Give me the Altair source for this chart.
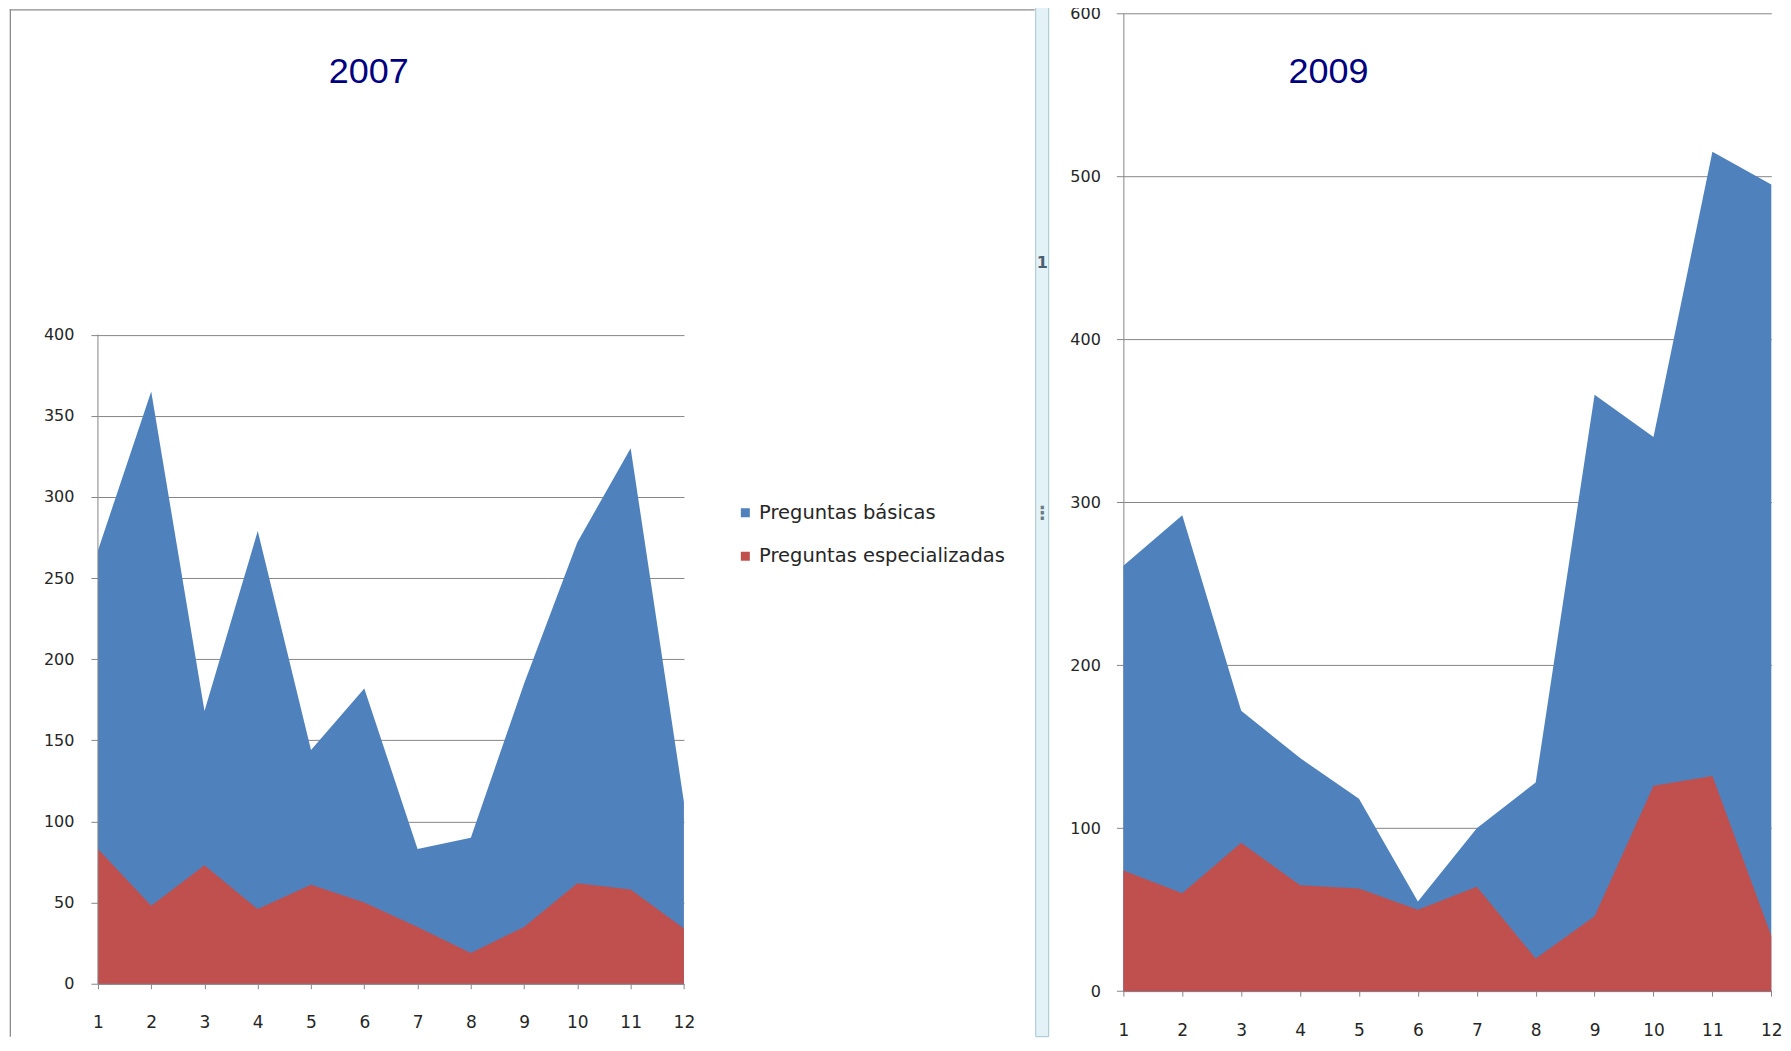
import altair as alt
import pandas as pd

# ---- data ----
MONTHS = list(range(1, 13))
SERIES = ["Preguntas básicas", "Preguntas especializadas"]
COLORS = ["#4F81BD", "#C0504D"]

BASICAS_2007 = [267, 365, 168, 279, 144, 182, 83, 90, 185, 272, 330, 112]
ESPECIAL_2007 = [83, 48, 73, 46, 61, 50, 35, 19, 35, 62, 58, 34]
BASICAS_2009 = [261, 292, 172, 143, 118, 55, 100, 128, 366, 340, 515, 495]
ESPECIAL_2009 = [74, 60, 91, 65, 63, 50, 64, 20, 46, 126, 132, 34]

TITLES = ["2007", "2009"]
Y_TICKS_2007 = [0, 50, 100, 150, 200, 250, 300, 350, 400]
Y_TICKS_2009 = [0, 100, 200, 300, 400, 500, 600]
RULER_MARK = ["1"]
RULER_DOTS = ["⋮"]

GRID = "#868686"
LABEL = "#262626"
FONT = "DejaVu Sans"
TITLE_COLOR = "#000080"


def series_df(values, name):
    return pd.DataFrame({"mes": MONTHS, "valor": values, "serie": [name] * len(MONTHS)})


one = pd.DataFrame({"k": [0]})

x_enc = alt.X(
    "mes:Q",
    scale=alt.Scale(domain=[1, 12], nice=False, zero=False),
    axis=alt.Axis(values=MONTHS, format="d", grid=False, domainColor=GRID,
                  tickColor=GRID, tickSize=5, labelPadding=26, labelFontSize=17,
                  labelFont=FONT, labelColor=LABEL, title=None, labelFlush=False),
)

# ---------------- left chart (2007) ----------------
y_left = alt.Y(
    "valor:Q", stack=None,
    scale=alt.Scale(domain=[0, 598], nice=False),
    axis=alt.Axis(values=Y_TICKS_2007, grid=True, gridColor=GRID, domain=False,
                  tickColor=GRID, tickSize=7, labelPadding=17, labelFontSize=16,
                  labelFont=FONT, labelColor=LABEL, title=None),
)
color_left = alt.Color(
    "serie:N",
    scale=alt.Scale(domain=SERIES, range=COLORS),
    legend=alt.Legend(orient="none", legendX=638, legendY=490, title=None,
                      symbolType="square", symbolSize=81, symbolStrokeWidth=0,
                      labelFont=FONT, labelFontSize=19.5, labelColor=LABEL,
                      labelOffset=4, labelLimit=0, rowPadding=22.5, padding=0),
)

frame_left = alt.Chart(one).mark_rect(color="#8c8c8c").encode(
    x=alt.value(-88.3), x2=alt.value(-87.0), y=alt.value(-4.0), y2=alt.value(1024))
frame_top = alt.Chart(one).mark_rect(color="#8c8c8c").encode(
    x=alt.value(-88.3), x2=alt.value(937.3), y=alt.value(-4.0), y2=alt.value(-2.7))
yaxis_line = alt.Chart(one).mark_rule(color=GRID, strokeWidth=1).encode(
    x=alt.value(0), y=alt.datum(Y_TICKS_2007[-1]), y2=alt.datum(0))

area_b07 = alt.Chart(series_df(BASICAS_2007, SERIES[0])).mark_area(opacity=1).encode(
    x=x_enc, y=y_left, color=color_left)
area_e07 = alt.Chart(series_df(ESPECIAL_2007, SERIES[1])).mark_area(opacity=1).encode(
    x=x_enc, y=y_left, color=color_left)
title07 = alt.Chart(pd.DataFrame({"t": [TITLES[0]]})).mark_text(
    font="Liberation Sans", fontSize=36, color=TITLE_COLOR, align="center",
    baseline="middle").encode(text="t:N", x=alt.value(271.0), y=alt.value(58.5))

left = alt.layer(frame_left, frame_top, area_b07, area_e07, yaxis_line, title07).properties(
    width=586.3, height=971)

# ---------------- right chart (2009) ----------------
y_right = alt.Y(
    "valor:Q", stack=None,
    scale=alt.Scale(domain=[0, 600], nice=False),
    axis=alt.Axis(values=Y_TICKS_2009, grid=True, gridColor=GRID, domain=True,
                  domainColor=GRID, tickColor=GRID, tickSize=7, labelPadding=16,
                  labelFontSize=16, labelFont=FONT, labelColor=LABEL, title=None),
)

strip = alt.Chart(one).mark_rect(fill="#e3f2f7", stroke="#a4c4d0", strokeWidth=1).encode(
    x=alt.value(-87.7), x2=alt.value(-74.7), y=alt.value(-12.3), y2=alt.value(1024))
strip_one = alt.Chart(pd.DataFrame({"t": RULER_MARK})).mark_text(
    font=FONT, fontSize=16, fontWeight="bold", color="#4a6070").encode(
    text="t:N", x=alt.value(-81), y=alt.value(249.4))
strip_dots = alt.Chart(pd.DataFrame({"t": RULER_DOTS})).mark_text(
    font=FONT, fontSize=18, fontWeight="bold", color="#6a7a85").encode(
    text="t:N", x=alt.value(-81), y=alt.value(500.7))

area_b09 = alt.Chart(series_df(BASICAS_2009, SERIES[0])).mark_area(
    opacity=1, color=COLORS[0]).encode(x=x_enc, y=y_right)
area_e09 = alt.Chart(series_df(ESPECIAL_2009, SERIES[1])).mark_area(
    opacity=1, color=COLORS[1]).encode(x=x_enc, y=y_right)
title09 = alt.Chart(pd.DataFrame({"t": [TITLES[1]]})).mark_text(
    font="Liberation Sans", fontSize=36, color=TITLE_COLOR, align="center",
    baseline="middle").encode(text="t:N", x=alt.value(205.3), y=alt.value(58.5))

right = alt.layer(strip, strip_one, strip_dots, area_b09, area_e09, title09).properties(
    width=648.3, height=978.4)

chart = alt.hconcat(left, right, spacing=439).properties(
    bounds="flush",
    padding={"left": 1, "top": -8, "right": 0, "bottom": 0},
    background="white",
).configure_view(stroke=None)

chart.save("out.html", embed_options={"renderer": "svg", "actions": False})
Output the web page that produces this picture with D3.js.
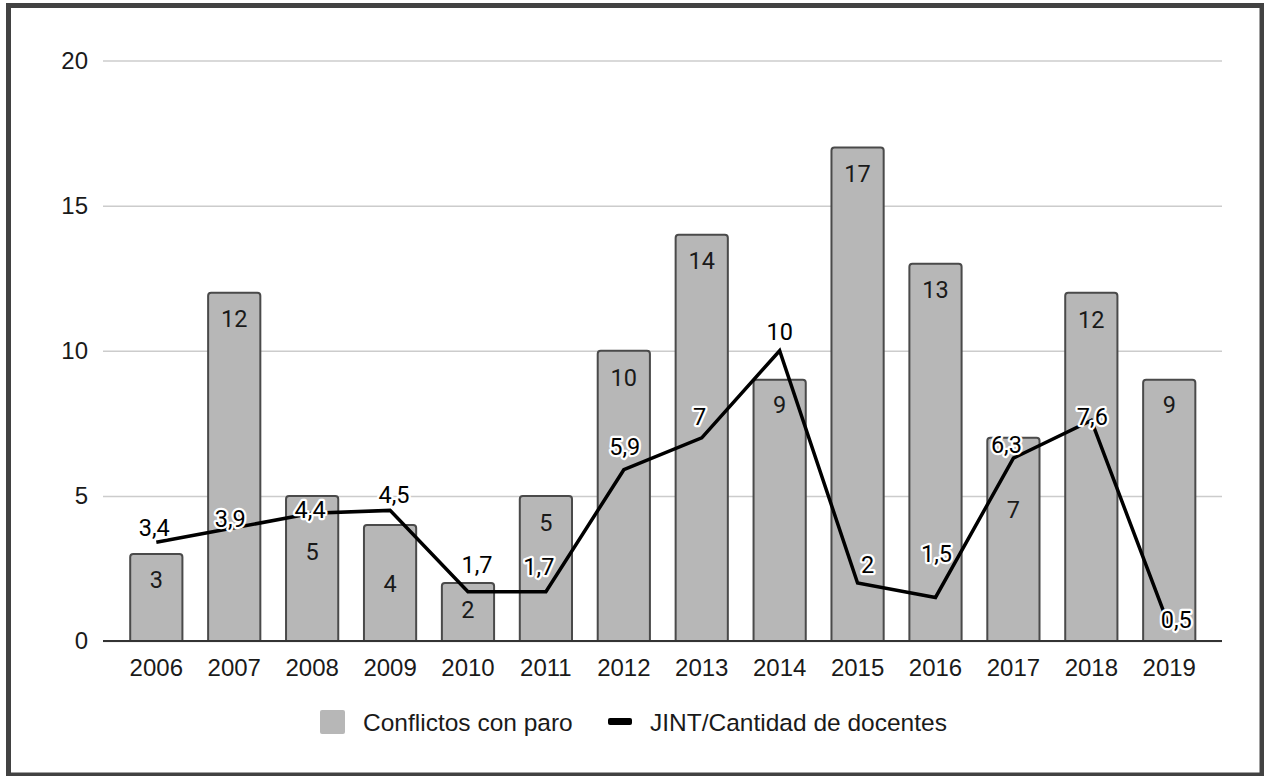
<!DOCTYPE html>
<html>
<head>
<meta charset="utf-8">
<script src="https://cdn.jsdelivr.net/npm/d3@7"></script>
<style>
  html, body { margin: 0; padding: 0; background: #fff; }
  svg { display: block; }
</style>
</head>
<body>
<svg id="chart" width="1264" height="776"></svg>
<script>
// Years on the category axis
const years = ["2006", "2007", "2008", "2009", "2010", "2011", "2012",
               "2013", "2014", "2015", "2016", "2017", "2018", "2019"];
// Bars: conflicts that included a strike
const conflictos = [3, 12, 5, 4, 2, 5, 10, 14, 9, 17, 13, 7, 12, 9];
// Line: JINT per number of teachers
const jint = [3.4, 3.9, 4.4, 4.5, 1.7, 1.7, 5.9, 7, 10, 2, 1.5, 6.3, 7.6, 0.5];
// Value-axis ticks
const yTicks = [0, 5, 10, 15, 20];
// Legend entries
const legendLabels = ["Conflictos con paro", "JINT/Cantidad de docentes"];

// Label placement tweaks (pixels) so annotations don't collide
const lineLabelDx = [-2, -4, -2, 4, 9, -7, 1, -2, 0, 10, 1, -7, 1, 7];
const lineLabelDy = [-6, -1, 5, -7, -19, -17, -15, -13, -11, -10, -35, -5, 5, 2];
const barLabelDy  = [34, 34, 64, 67, 35, 35, 35, 34, 33, 34, 34, 80, 35, 33];

const svg = d3.select("#chart");

const plotLeft = 103, plotRight = 1222, plotBottom = 641, plotTop = 60.5;

const x = d3.scaleBand()
  .domain(years)
  .range([117.35, 1208.2])
  .paddingInner(0.33)
  .paddingOuter(0.165);

const y = d3.scaleLinear()
  .domain([0, 20])
  .range([plotBottom, plotTop]);

const locale = d3.formatLocale({ decimal: ",", thousands: ".", grouping: [3], currency: ["", ""] });
const fmt = locale.format("~g");

// Outer frame
svg.append("rect")
  .attr("x", 8.5).attr("y", 5.5)
  .attr("width", 1253.5).attr("height", 769.5)
  .attr("fill", "#fff")
  .attr("stroke", "#424242")
  .attr("stroke-width", 5);

// Gridlines + value axis labels
const yAxis = svg.append("g")
  .attr("transform", `translate(${plotLeft},0)`)
  .call(d3.axisLeft(y).tickValues(yTicks).tickSize(-(plotRight - plotLeft)).tickPadding(15).tickFormat(d3.format("d")));
yAxis.select(".domain").remove();
yAxis.selectAll(".tick line").attr("stroke", "#cccccc").attr("stroke-width", 1.5);
yAxis.selectAll(".tick text")
  .attr("font-family", "'Liberation Sans', Arial, sans-serif")
  .attr("font-size", 24)
  .attr("fill", "#1a1a1a");

// Category axis labels
const xAxis = svg.append("g")
  .attr("transform", `translate(0,${plotBottom})`)
  .call(d3.axisBottom(x).tickSize(0).tickPadding(18));
xAxis.select(".domain").remove();
xAxis.selectAll(".tick text")
  .attr("font-family", "'Liberation Sans', Arial, sans-serif")
  .attr("font-size", 24)
  .attr("fill", "#1a1a1a");

// Bars with rounded top corners
function barPath(x0, y0, w, h, r) {
  r = Math.min(r, h, w / 2);
  return `M${x0},${y0 + h}V${y0 + r}Q${x0},${y0} ${x0 + r},${y0}H${x0 + w - r}Q${x0 + w},${y0} ${x0 + w},${y0 + r}V${y0 + h}Z`;
}

svg.append("g").selectAll("path")
  .data(conflictos)
  .join("path")
  .attr("d", (d, i) => barPath(x(years[i]), y(d), x.bandwidth(), y(0) - y(d), 3))
  .attr("fill", "#b7b7b7")
  .attr("stroke", "#4a4a4a")
  .attr("stroke-width", 2);

// Baseline
svg.append("line")
  .attr("x1", plotLeft).attr("x2", plotRight)
  .attr("y1", plotBottom).attr("y2", plotBottom)
  .attr("stroke", "#333")
  .attr("stroke-width", 2);

// Bar value labels
svg.append("g").selectAll("text")
  .data(conflictos)
  .join("text")
  .attr("x", (d, i) => x(years[i]) + x.bandwidth() / 2)
  .attr("y", (d, i) => y(d) + barLabelDy[i])
  .attr("text-anchor", "middle")
  .attr("font-family", "Roboto, sans-serif")
  .attr("font-size", 23.5)
  .attr("fill", "#1a1a1a")
  .text(d => fmt(d));

// Line series
const line = d3.line()
  .x((d, i) => x(years[i]) + x.bandwidth() / 2)
  .y(d => y(d));

svg.append("path")
  .datum(jint)
  .attr("d", line)
  .attr("fill", "none")
  .attr("stroke", "#000")
  .attr("stroke-width", 3.5)
  .attr("stroke-linejoin", "miter");

// Line value labels with white halo
svg.append("g").selectAll("text")
  .data(jint)
  .join("text")
  .attr("x", (d, i) => x(years[i]) + x.bandwidth() / 2 + lineLabelDx[i])
  .attr("y", (d, i) => y(d) + lineLabelDy[i])
  .attr("text-anchor", "middle")
  .attr("font-family", "Roboto, sans-serif")
  .attr("font-size", 23.5)
  .attr("fill", "#000")
  .attr("stroke", "#fff")
  .attr("stroke-width", 4.5)
  .attr("stroke-linejoin", "round")
  .attr("paint-order", "stroke")
  .text(d => fmt(d));

// Legend
const legend = svg.append("g");
legend.append("rect")
  .attr("x", 320).attr("y", 710).attr("width", 25).attr("height", 24).attr("rx", 2)
  .attr("fill", "#b7b7b7");
legend.append("text")
  .attr("x", 363).attr("y", 731)
  .attr("font-family", "'Liberation Sans', Arial, sans-serif")
  .attr("font-size", 24.5)
  .attr("fill", "#1a1a1a")
  .text(legendLabels[0]);
legend.append("rect")
  .attr("x", 608).attr("y", 718).attr("width", 24).attr("height", 7).attr("rx", 2)
  .attr("fill", "#000");
legend.append("text")
  .attr("x", 650).attr("y", 731)
  .attr("font-family", "'Liberation Sans', Arial, sans-serif")
  .attr("font-size", 24.5)
  .attr("fill", "#1a1a1a")
  .text(legendLabels[1]);
</script>
</body>
</html>
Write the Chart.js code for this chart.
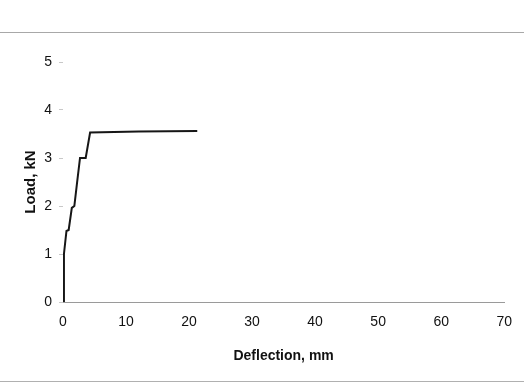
<!DOCTYPE html>
<html>
<head>
<meta charset="utf-8">
<script src="https://cdn.jsdelivr.net/npm/chart.js@4/dist/chart.umd.min.js"></script>
<style>
  body { margin: 0; background: #fff; }
  #caja { position: relative; width: 524px; height: 385px; }
  #marco { position: absolute; left: 0; top: 32px; width: 524px; height: 348px;
           border-top: 1px solid #a8a8a8; border-bottom: 1px solid #b0b0b0; pointer-events: none; }
</style>
</head>
<body>
<div id="caja">
  <canvas id="myChart" width="524" height="385"></canvas>
  <div id="marco"></div>
</div>
<script>
// deflexion (mm) y carga (kN)
const deflexion = [0, 0.15, 0.55, 0.9, 1.4, 1.8, 2.2, 2.7, 3.6, 4.3, 12, 21.3];
const carga     = [0, 1.0, 1.48, 1.5, 1.96, 2.0, 2.45, 3.0, 3.0, 3.53, 3.55, 3.56];

const ticksX = [0, 10, 20, 30, 40, 50, 60, 70];
const ticksY = [0, 1, 2, 3, 4, 5];

const puntos = deflexion.map((d, i) => ({ x: d, y: carga[i] }));

const fuente = "'Liberation Sans', Arial, sans-serif";

const ctx = document.querySelector("#myChart").getContext("2d");
const myChart = new Chart(ctx, {
  type: "scatter",
  data: {
    datasets: [
      {
        label: "Load",
        data: puntos,
        showLine: true,
        borderColor: "#161616",
        borderWidth: 2,
        pointRadius: 0,
        tension: 0,
      },
    ],
  },
  options: {
    responsive: false,
    animation: false,
    layout: { padding: { left: 16, top: 62, right: 17, bottom: 20 } },
    plugins: { legend: { display: false }, tooltip: { enabled: false } },
    scales: {
      x: {
        type: "linear",
        min: ticksX[0],
        max: ticksX[ticksX.length - 1],
        afterBuildTicks: (s) => { s.ticks = ticksX.map((v) => ({ value: v })); },
        afterFit: (s) => { s.height = 63; },
        grid: { display: false, drawTicks: false },
        border: { display: true, color: "#9a9a9a", width: 1 },
        ticks: { padding: 12, color: "#111", font: { family: fuente, size: 14 }, maxRotation: 0 },
        title: {
          display: true,
          text: "Deflection, mm",
          color: "#111",
          font: { family: fuente, size: 14, weight: "bold" },
          padding: { top: 0, bottom: 0 },
        },
      },
      y: {
        type: "linear",
        min: ticksY[0],
        max: ticksY[ticksY.length - 1],
        afterBuildTicks: (s) => { s.ticks = ticksY.map((v) => ({ value: v })); },
        afterFit: (s) => { s.width = 47; },
        grid: { drawOnChartArea: false, drawTicks: true, tickLength: 4, color: "#c8c8c8" },
        border: { display: false },
        ticks: { padding: 7, color: "#111", font: { family: fuente, size: 14 } },
        title: {
          display: true,
          text: "Load, kN",
          color: "#111",
          font: { family: fuente, size: 15, weight: "bold" },
          padding: { top: 6, bottom: 0 },
        },
      },
    },
  },
});
</script>
</body>
</html>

• • • • •

▶ _Goal_
Repeat word for word the lines above, from the first entry through the line containing "126, 132, 34]", with both ends kept and the pictures dropped.

▶ _Expected output_
Give me the Altair source for this chart.
import altair as alt
import pandas as pd

# ---- data ----
MONTHS = list(range(1, 13))
SERIES = ["Preguntas básicas", "Preguntas especializadas"]
COLORS = ["#4F81BD", "#C0504D"]

BASICAS_2007 = [267, 365, 168, 279, 144, 182, 83, 90, 185, 272, 330, 112]
ESPECIAL_2007 = [83, 48, 73, 46, 61, 50, 35, 19, 35, 62, 58, 34]
BASICAS_2009 = [261, 292, 172, 143, 118, 55, 100, 128, 366, 340, 515, 495]
ESPECIAL_2009 = [74, 60, 91, 65, 63, 50, 64, 20, 46, 126, 132, 34]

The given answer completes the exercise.